Thread pool and goroutine metrics
For multi-threaded or concurrent runtimes, the number of active threads, goroutines, or worker pool utilization reveals concurrency-related problems that aggregate CPU metrics cannot distinguish on their own:
import "runtime"
metrics.gauge("goroutine_count", float64(runtime.NumGoroutine()))
metrics.gauge('worker_pool_active', workerPool.activeCount);
metrics.gauge('worker_pool_queued', workerPool.pending);
A steadily increasing goroutine or thread count over time, without a corresponding increase in actual workload, is a strong, early signal of a goroutine or thread leak, a path that spawns concurrent work without a corresponding mechanism to ensure it always terminates, well before that leak manifests as a more dramatic resource exhaustion problem.
Connection pool saturation
Database and external service connection pools have their own internal state, active connections, idle connections, queued requests waiting for an available connection, that is directly relevant to diagnosing latency and timeout issues but is entirely invisible without explicit instrumentation:
const pool = new Pool({ max: 20 });
setInterval(() => {
metrics.gauge('db_pool_total', pool.totalCount);
metrics.gauge('db_pool_idle', pool.idleCount);
metrics.gauge('db_pool_waiting', pool.waitingCount);
}, 5000);
A connection pool with zero idle connections and a growing waiting count under load is a clear, direct signal that the pool size itself, not the database's own capacity, is the bottleneck currently limiting throughput, which is a distinction that overall database-side metrics alone would not make obvious.

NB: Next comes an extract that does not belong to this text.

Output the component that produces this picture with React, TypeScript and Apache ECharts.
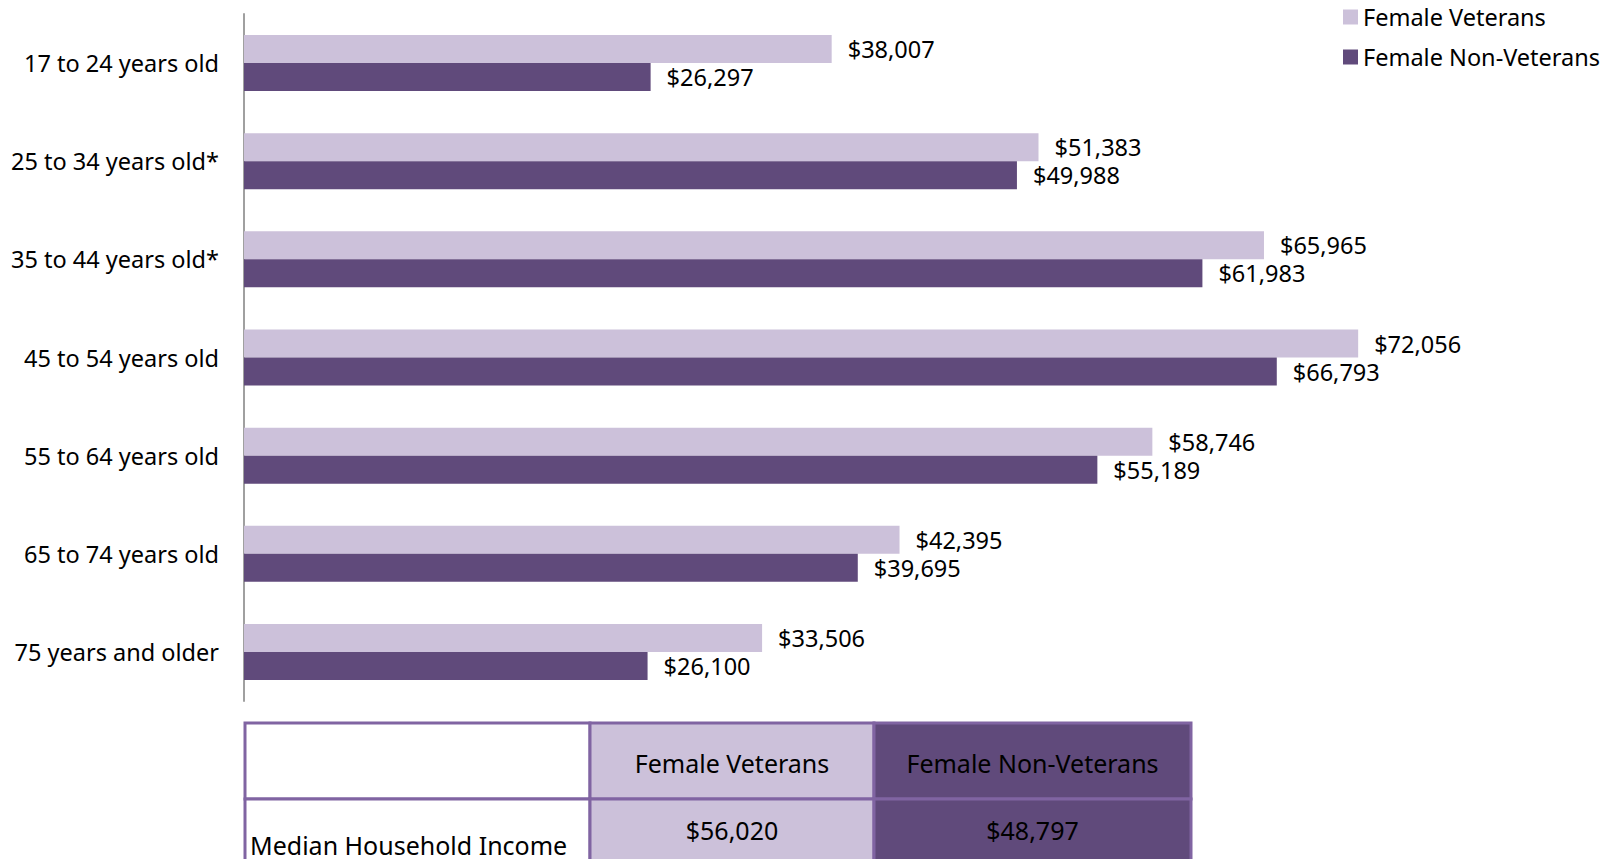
import React, { useEffect, useRef } from "react";
import * as echarts from "echarts";

const categories = [
  "17 to 24 years old",
  "25 to 34 years old*",
  "35 to 44 years old*",
  "45 to 54 years old",
  "55 to 64 years old",
  "65 to 74 years old",
  "75 years and older",
];
const seriesNames = ["Female Veterans", "Female Non-Veterans"];
const veterans = [38007, 51383, 65965, 72056, 58746, 42395, 33506];
const nonVeterans = [26297, 49988, 61983, 66793, 55189, 39695, 26100];
const tableRowLabel = "Median Household Income";
const tableValues = [56020, 48797];

const LIGHT = "#CCC1DA";
const DARK = "#604A7B";
const BORDER = "#8064A2";
const FONT = "Noto Sans";
const FS = 23.5;

const fmt = (v: number) => "$" + v.toLocaleString("en-US");

export default function App() {
  const ref = useRef<HTMLDivElement>(null);
  useEffect(() => {
    if (!ref.current) return;
    const chart = echarts.init(ref.current, undefined, { renderer: "svg" });

    const colX = [245, 590, 874, 1191];
    const rowY = [723, 799, 880];
    const fills = ["#FFFFFF", LIGHT, DARK];
    const cells: any[] = [];
    for (let r = 0; r < 2; r++) {
      for (let c = 0; c < 3; c++) {
        cells.push({
          type: "rect",
          shape: { x: colX[c], y: rowY[r], width: colX[c + 1] - colX[c], height: rowY[r + 1] - rowY[r] },
          style: { fill: fills[c], stroke: BORDER, lineWidth: 3 },
        });
      }
    }
    const texts: any[] = [];
    for (let c = 1; c < 3; c++) {
      const cx = (colX[c] + colX[c + 1]) / 2;
      texts.push({
        type: "text",
        x: cx,
        y: 763,
        style: { text: seriesNames[c - 1], fill: "#000", font: `25px "${FONT}"`, align: "center", verticalAlign: "middle" },
      });
      texts.push({
        type: "text",
        x: cx,
        y: 830,
        style: { text: fmt(tableValues[c - 1]), fill: "#000", font: `25px "${FONT}"`, align: "center", verticalAlign: "middle" },
      });
    }
    texts.push({
      type: "text",
      x: 250,
      y: 845,
      style: { text: tableRowLabel, fill: "#000", font: `25px "${FONT}"`, align: "left", verticalAlign: "middle" },
    });

    const labelOpt = {
      show: true,
      position: "right",
      distance: 16,
      fontSize: FS,
      color: "#000",
      fontFamily: FONT,
      formatter: (p: any) => fmt(p.value),
    };

    chart.setOption({
      animation: false,
      backgroundColor: "#FFFFFF",
      textStyle: { fontFamily: FONT },
      legend: {
        orient: "vertical",
        left: 1343,
        top: 5,
        padding: 0,
        itemWidth: 15,
        itemHeight: 15,
        itemGap: 16,
        icon: "rect",
        data: seriesNames,
        textStyle: { fontSize: FS, color: "#000", fontFamily: FONT },
      },
      grid: { left: 244, top: 14, height: 687, width: 1237 },
      xAxis: {
        type: "value",
        min: 0,
        max: 80000,
        show: false,
        splitLine: { show: false },
      },
      yAxis: {
        type: "category",
        data: categories,
        inverse: true,
        axisLine: { show: true, lineStyle: { color: "#A0A0A0", width: 2 } },
        axisTick: { show: false },
        splitLine: { show: false },
        axisLabel: { fontSize: FS, color: "#000", margin: 25, fontFamily: FONT, padding: [0, 0, 4, 0] },
      },
      series: [
        {
          name: seriesNames[0],
          type: "bar",
          data: veterans,
          barWidth: 28,
          barGap: "0%",
          itemStyle: { color: LIGHT },
          label: labelOpt,
        },
        {
          name: seriesNames[1],
          type: "bar",
          data: nonVeterans,
          barWidth: 28,
          barGap: "0%",
          itemStyle: { color: DARK },
          label: labelOpt,
        },
      ],
      graphic: [...cells, ...texts],
    });
    return () => chart.dispose();
  }, []);
  return (
    <div
      ref={ref}
      style={{ position: "fixed", left: 0, top: 0, width: 1615, height: 859, background: "#fff" }}
    />
  );
}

Exposing runtime metrics through the same pipeline as application metrics
Runtime resource metrics are most useful when exported through the same metrics pipeline as application-level business metrics, allowing correlation between, for example, a latency spike and a simultaneous garbage collection pause or connection pool exhaustion event on the same dashboard:
app.get('/metrics', async (req, res) => {
res.set('Content-Type', register.contentType);
res.end(await register.metrics());
});
Many language ecosystems provide pre-built instrumentation libraries that automatically collect and expose common runtime metrics (heap, GC, event loop lag, and similar) alongside whatever custom business metrics an application defines, removing the need to instrument these specific, well-understood signals manually for each new service.
Common mistakes
- Treating container-level memory and CPU metrics as sufficient on their own, without runtime-level metrics to explain the internal cause of a resource trend.
- Not monitoring garbage collection pause time specifically, missing a common and otherwise hard-to-diagnose cause of intermittent latency spikes.
- Overlooking event loop lag for single-threaded, event-loop-based runtimes, where a blocked loop affects every concurrent request simultaneously.
- Failing to instrument connection pool state, leaving pool exhaustion indistinguishable from genuine downstream capacity limits during a latency investigation.
- Instrumenting runtime metrics through a separate pipeline from application metrics, losing the ability to correlate them on a shared timeline during an investigation.
Runtime resource metrics close the gap between what a container's resource consumption looks like from outside and why it actually behaves that way from inside the process, and instrumenting the well-understood signals, heap and GC behavior, event loop lag, thread or goroutine counts, and connection pool state, turns resource investigations from guesswork into something that can usually be diagnosed directly from the data already being collected.